## Short problem
Extract, in full, the lines below, beginning at the first and ending with the line that contains "orange, green = '#cc6a3c', '#69ad2f'". Pictures do not belong in the copy.

## Available data
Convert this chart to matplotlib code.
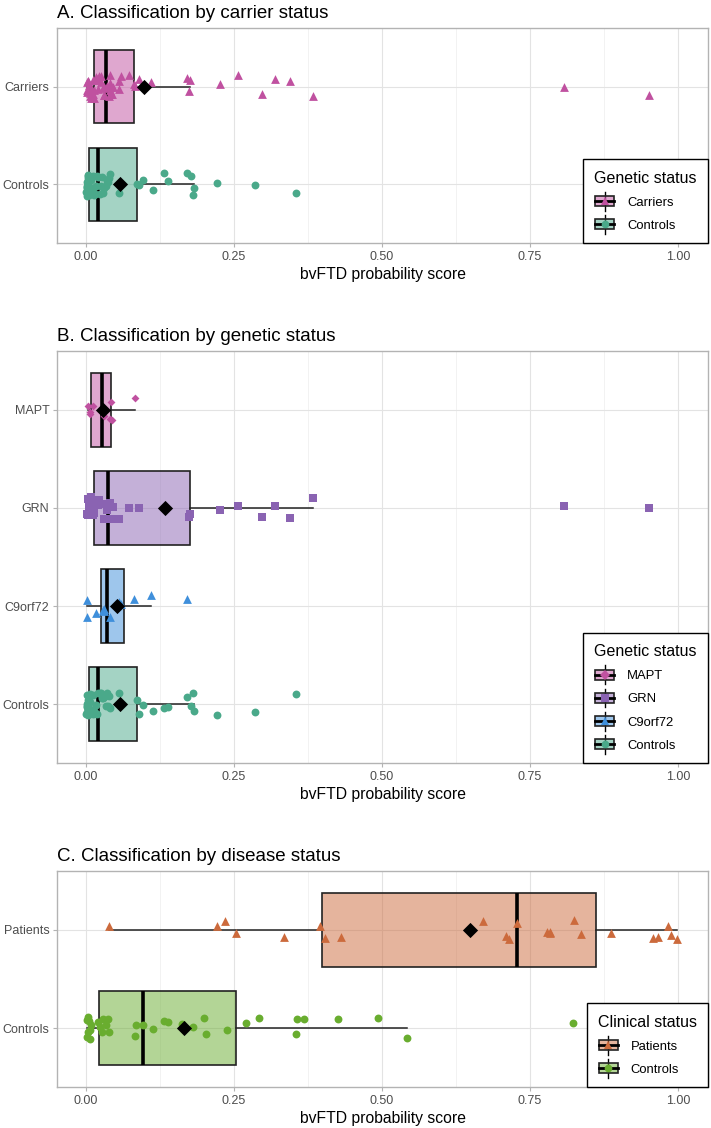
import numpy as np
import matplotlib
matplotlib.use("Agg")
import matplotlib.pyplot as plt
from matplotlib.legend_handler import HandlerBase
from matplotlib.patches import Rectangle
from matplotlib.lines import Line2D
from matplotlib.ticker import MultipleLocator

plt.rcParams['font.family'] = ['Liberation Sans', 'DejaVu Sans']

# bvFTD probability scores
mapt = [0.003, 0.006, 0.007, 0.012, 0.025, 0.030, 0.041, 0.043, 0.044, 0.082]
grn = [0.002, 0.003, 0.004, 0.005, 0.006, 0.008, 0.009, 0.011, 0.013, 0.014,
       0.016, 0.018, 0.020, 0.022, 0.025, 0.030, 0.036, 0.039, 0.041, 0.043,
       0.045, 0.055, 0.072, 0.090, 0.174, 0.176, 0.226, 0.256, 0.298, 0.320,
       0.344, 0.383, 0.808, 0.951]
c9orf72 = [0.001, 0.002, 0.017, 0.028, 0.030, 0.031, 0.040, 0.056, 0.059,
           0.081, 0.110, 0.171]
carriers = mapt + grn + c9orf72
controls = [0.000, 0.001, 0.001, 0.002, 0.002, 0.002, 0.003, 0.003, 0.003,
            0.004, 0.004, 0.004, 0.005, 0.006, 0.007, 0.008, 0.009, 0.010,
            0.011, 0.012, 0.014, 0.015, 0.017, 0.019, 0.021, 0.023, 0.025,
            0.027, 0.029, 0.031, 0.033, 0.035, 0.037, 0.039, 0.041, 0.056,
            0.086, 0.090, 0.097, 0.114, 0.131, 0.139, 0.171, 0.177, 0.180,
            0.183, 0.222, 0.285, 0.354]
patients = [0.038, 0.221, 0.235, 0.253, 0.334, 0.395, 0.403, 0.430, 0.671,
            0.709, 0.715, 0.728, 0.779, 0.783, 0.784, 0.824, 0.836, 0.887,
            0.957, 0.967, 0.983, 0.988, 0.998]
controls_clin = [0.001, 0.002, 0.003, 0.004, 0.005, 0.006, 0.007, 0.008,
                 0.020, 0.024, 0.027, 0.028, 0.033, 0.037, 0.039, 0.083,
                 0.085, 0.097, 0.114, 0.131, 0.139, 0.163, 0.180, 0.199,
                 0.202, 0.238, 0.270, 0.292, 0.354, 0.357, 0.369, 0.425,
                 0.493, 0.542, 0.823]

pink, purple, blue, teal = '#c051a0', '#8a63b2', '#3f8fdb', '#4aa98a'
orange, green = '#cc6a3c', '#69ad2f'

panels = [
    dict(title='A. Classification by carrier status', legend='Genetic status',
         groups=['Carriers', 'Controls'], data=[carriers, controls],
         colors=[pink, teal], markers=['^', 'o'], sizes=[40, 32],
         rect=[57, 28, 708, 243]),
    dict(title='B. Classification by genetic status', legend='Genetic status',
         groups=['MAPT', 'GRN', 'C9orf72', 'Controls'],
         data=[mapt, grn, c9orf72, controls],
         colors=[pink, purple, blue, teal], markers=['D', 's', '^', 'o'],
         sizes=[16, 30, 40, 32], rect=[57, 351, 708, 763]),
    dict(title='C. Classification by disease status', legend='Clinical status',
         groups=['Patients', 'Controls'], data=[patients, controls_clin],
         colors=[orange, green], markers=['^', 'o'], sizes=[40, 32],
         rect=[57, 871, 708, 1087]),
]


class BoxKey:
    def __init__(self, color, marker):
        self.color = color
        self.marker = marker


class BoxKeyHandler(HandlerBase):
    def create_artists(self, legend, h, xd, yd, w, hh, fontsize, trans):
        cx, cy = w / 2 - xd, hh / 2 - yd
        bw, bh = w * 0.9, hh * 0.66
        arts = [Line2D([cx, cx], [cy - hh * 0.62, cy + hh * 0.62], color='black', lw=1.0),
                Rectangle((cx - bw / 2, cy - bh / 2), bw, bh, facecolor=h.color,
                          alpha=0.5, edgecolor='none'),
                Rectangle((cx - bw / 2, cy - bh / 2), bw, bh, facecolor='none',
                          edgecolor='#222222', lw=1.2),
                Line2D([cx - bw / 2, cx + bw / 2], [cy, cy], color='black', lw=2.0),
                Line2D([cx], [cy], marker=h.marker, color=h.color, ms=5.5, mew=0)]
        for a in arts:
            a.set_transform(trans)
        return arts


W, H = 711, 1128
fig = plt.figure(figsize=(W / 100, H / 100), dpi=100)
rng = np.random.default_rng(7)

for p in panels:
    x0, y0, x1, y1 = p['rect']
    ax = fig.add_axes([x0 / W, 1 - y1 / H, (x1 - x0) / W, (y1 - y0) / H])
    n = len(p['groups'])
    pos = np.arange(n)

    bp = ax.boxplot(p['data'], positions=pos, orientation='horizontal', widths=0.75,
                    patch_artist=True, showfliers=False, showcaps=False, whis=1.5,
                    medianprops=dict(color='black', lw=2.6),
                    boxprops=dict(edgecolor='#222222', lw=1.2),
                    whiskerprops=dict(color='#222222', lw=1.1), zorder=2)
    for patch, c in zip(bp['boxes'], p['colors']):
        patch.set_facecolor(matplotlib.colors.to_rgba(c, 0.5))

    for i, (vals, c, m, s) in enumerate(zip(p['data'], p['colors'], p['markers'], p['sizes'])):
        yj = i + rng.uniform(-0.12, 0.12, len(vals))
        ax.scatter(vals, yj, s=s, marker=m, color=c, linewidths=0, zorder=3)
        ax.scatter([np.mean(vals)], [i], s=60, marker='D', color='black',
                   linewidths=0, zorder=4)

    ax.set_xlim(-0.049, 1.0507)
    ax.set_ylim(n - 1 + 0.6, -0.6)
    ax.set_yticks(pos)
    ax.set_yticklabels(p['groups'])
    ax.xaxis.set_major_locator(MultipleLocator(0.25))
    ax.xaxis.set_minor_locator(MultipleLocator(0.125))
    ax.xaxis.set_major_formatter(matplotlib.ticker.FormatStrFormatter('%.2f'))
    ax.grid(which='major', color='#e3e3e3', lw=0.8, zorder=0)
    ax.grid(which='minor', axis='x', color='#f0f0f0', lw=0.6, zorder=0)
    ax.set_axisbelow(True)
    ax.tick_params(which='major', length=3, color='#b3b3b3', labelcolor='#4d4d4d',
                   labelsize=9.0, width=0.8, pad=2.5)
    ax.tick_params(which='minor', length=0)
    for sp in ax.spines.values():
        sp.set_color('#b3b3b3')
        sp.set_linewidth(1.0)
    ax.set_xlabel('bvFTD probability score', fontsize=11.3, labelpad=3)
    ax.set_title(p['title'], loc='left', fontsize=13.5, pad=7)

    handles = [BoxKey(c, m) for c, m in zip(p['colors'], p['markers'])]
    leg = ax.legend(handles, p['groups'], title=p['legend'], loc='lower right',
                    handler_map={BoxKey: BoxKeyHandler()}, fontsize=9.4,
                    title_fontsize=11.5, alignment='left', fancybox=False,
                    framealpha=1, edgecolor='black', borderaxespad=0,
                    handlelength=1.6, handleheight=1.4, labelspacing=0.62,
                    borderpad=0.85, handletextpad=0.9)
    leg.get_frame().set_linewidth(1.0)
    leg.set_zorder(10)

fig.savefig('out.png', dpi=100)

## Output for this exercise
Convert this chart to matplotlib code.
import numpy as np
import matplotlib
matplotlib.use("Agg")
import matplotlib.pyplot as plt
from matplotlib.legend_handler import HandlerBase
from matplotlib.patches import Rectangle
from matplotlib.lines import Line2D
from matplotlib.ticker import MultipleLocator

plt.rcParams['font.family'] = ['Liberation Sans', 'DejaVu Sans']

# bvFTD probability scores
mapt = [0.003, 0.006, 0.007, 0.012, 0.025, 0.030, 0.041, 0.043, 0.044, 0.082]
grn = [0.002, 0.003, 0.004, 0.005, 0.006, 0.008, 0.009, 0.011, 0.013, 0.014,
       0.016, 0.018, 0.020, 0.022, 0.025, 0.030, 0.036, 0.039, 0.041, 0.043,
       0.045, 0.055, 0.072, 0.090, 0.174, 0.176, 0.226, 0.256, 0.298, 0.320,
       0.344, 0.383, 0.808, 0.951]
c9orf72 = [0.001, 0.002, 0.017, 0.028, 0.030, 0.031, 0.040, 0.056, 0.059,
           0.081, 0.110, 0.171]
carriers = mapt + grn + c9orf72
controls = [0.000, 0.001, 0.001, 0.002, 0.002, 0.002, 0.003, 0.003, 0.003,
            0.004, 0.004, 0.004, 0.005, 0.006, 0.007, 0.008, 0.009, 0.010,
            0.011, 0.012, 0.014, 0.015, 0.017, 0.019, 0.021, 0.023, 0.025,
            0.027, 0.029, 0.031, 0.033, 0.035, 0.037, 0.039, 0.041, 0.056,
            0.086, 0.090, 0.097, 0.114, 0.131, 0.139, 0.171, 0.177, 0.180,
            0.183, 0.222, 0.285, 0.354]
patients = [0.038, 0.221, 0.235, 0.253, 0.334, 0.395, 0.403, 0.430, 0.671,
            0.709, 0.715, 0.728, 0.779, 0.783, 0.784, 0.824, 0.836, 0.887,
            0.957, 0.967, 0.983, 0.988, 0.998]
controls_clin = [0.001, 0.002, 0.003, 0.004, 0.005, 0.006, 0.007, 0.008,
                 0.020, 0.024, 0.027, 0.028, 0.033, 0.037, 0.039, 0.083,
                 0.085, 0.097, 0.114, 0.131, 0.139, 0.163, 0.180, 0.199,
                 0.202, 0.238, 0.270, 0.292, 0.354, 0.357, 0.369, 0.425,
                 0.493, 0.542, 0.823]

pink, purple, blue, teal = '#c051a0', '#8a63b2', '#3f8fdb', '#4aa98a'
orange, green = '#cc6a3c', '#69ad2f'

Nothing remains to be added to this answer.